A sizzling August

The dog days of summer in the northern hemisphere normally witness little by way of legal profession press coverage -- but this month has been very lively.

The dog days of summer in the northern hemisphere normally witness little by way of legal profession press coverage.
The most lawyers and law firms can expect are pages of suggestions from specialist journalists on the paperbacks a stressed out partner or general counsel might find temporarily diverts the mind from time sheets, profit margins and legal budgets.
This August, however, the profession’s tom-tom has been thumping with three important tales.
First, there has been at least a partial resolution of the titanic battle between technology’s east and west, with the surfer shorts-bedecked California boys at Apple victorious in their patent battle with the white shirts, ties and spectacles mob of South Korea’s Samsung.
The litigation itself is probably not finished, as it would take a brave punter to place a bet on the Koreans not appealing.
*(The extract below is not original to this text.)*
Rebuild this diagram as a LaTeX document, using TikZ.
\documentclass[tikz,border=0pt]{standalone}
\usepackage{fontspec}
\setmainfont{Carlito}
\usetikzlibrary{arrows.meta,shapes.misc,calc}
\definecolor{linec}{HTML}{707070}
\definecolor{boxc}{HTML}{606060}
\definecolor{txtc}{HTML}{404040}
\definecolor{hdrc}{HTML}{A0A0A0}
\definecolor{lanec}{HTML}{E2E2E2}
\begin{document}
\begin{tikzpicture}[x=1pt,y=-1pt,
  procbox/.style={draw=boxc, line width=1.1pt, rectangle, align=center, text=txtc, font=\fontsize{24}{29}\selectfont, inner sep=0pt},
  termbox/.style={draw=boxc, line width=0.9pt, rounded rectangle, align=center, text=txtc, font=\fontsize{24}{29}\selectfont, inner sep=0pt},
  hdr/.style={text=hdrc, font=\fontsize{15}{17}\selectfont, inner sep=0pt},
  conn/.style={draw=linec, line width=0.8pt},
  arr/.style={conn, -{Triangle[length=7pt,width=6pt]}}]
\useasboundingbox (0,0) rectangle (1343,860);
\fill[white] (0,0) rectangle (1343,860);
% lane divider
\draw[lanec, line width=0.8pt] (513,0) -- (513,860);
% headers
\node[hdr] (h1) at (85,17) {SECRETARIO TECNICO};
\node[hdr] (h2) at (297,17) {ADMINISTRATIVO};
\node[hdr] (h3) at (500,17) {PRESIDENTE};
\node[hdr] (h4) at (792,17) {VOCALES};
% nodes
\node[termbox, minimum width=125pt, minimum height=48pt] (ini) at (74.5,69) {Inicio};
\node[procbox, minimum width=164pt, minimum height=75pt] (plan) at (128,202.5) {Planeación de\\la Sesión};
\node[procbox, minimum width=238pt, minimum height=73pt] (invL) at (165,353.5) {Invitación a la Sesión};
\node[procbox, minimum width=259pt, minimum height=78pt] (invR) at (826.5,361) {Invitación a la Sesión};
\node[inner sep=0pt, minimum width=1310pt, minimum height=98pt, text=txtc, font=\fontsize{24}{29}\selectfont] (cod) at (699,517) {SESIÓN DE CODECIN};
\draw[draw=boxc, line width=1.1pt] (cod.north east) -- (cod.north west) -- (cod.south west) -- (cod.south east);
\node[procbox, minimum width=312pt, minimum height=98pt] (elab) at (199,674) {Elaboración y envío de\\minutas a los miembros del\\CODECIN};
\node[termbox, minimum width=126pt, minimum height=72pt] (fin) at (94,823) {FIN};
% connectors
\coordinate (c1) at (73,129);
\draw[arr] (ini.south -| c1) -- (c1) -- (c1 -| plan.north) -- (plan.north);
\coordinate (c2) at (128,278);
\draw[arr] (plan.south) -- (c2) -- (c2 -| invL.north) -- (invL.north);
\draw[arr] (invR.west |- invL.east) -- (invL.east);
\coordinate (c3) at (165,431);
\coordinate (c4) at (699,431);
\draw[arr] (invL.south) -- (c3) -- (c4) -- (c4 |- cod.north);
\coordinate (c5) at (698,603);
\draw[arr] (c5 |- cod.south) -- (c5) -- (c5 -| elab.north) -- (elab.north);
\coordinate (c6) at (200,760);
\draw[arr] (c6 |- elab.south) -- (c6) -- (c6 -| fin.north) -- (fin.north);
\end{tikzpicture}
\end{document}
And how much significance the case has for intellectual property law in cyberspace is undoubtedly a discussion that could run for as long as it takes Curiosity to circumnavigate Mars. But if nothing else, the trial has provided summer entertainment for those reading their mobile devices – or old fashioned newspapers – from deck chair positions. And that’s in no small part thanks to the robust and at times almost cavalier interjections from trial judge Lucy Koh.

Ancient tragedy

Nonetheless, Apple v Samsung is still essentially a ‘silly season’ story. Potentially of far more profound consequence to the global legal profession are two more developments from the past weeks.
The continuing saga of the demise of Dewey & LeBeouf reads like an ancient tragedy, with the classic flaw of hubris at its heart. The last month has seen the administrators cut a deal with former partners, which sees the lawyers forking out some $70 million in a bankruptcy arrangement that will partially placate the firm’s creditors.
Some ex-partners will have individually to cough up $3.5m – and no matter how well-covered lawyer fat cats are, it will be only the most overweight felines that can absorb that figure without wincing. Whether the cocktail of circumstances that drove Dewey to the wall were specific to that firm is a question occupying many global law firm management meetings.
The uncomfortable unofficial betting is that the insolvency specialists could be troubled by another law firm in the next year or so.

Ownership earthquake

But the real August legal profession earthquake came from London, where the Solicitors Regulation Authority granted two important alternative business structure licences. One was the first multiple licence, awarded to Irwin Mitchell and notable for its potential in taking the model outside the English jurisdiction as the firm has offices in Scotland and Spain.
Several days later, the SRA gave the nod to the first private equity-backed practice, London-based Paribis Law. This – along with an earlier licence to high street retail chain The Co-op – is the move that so many in the legal profession feared, as it removes law firm ownership from the hands of lawyers.
Many in the US and continental Europe look aghast at these developments, but their protestations may begin to bear a striking resemblance to King Cnut’s battle against the waves.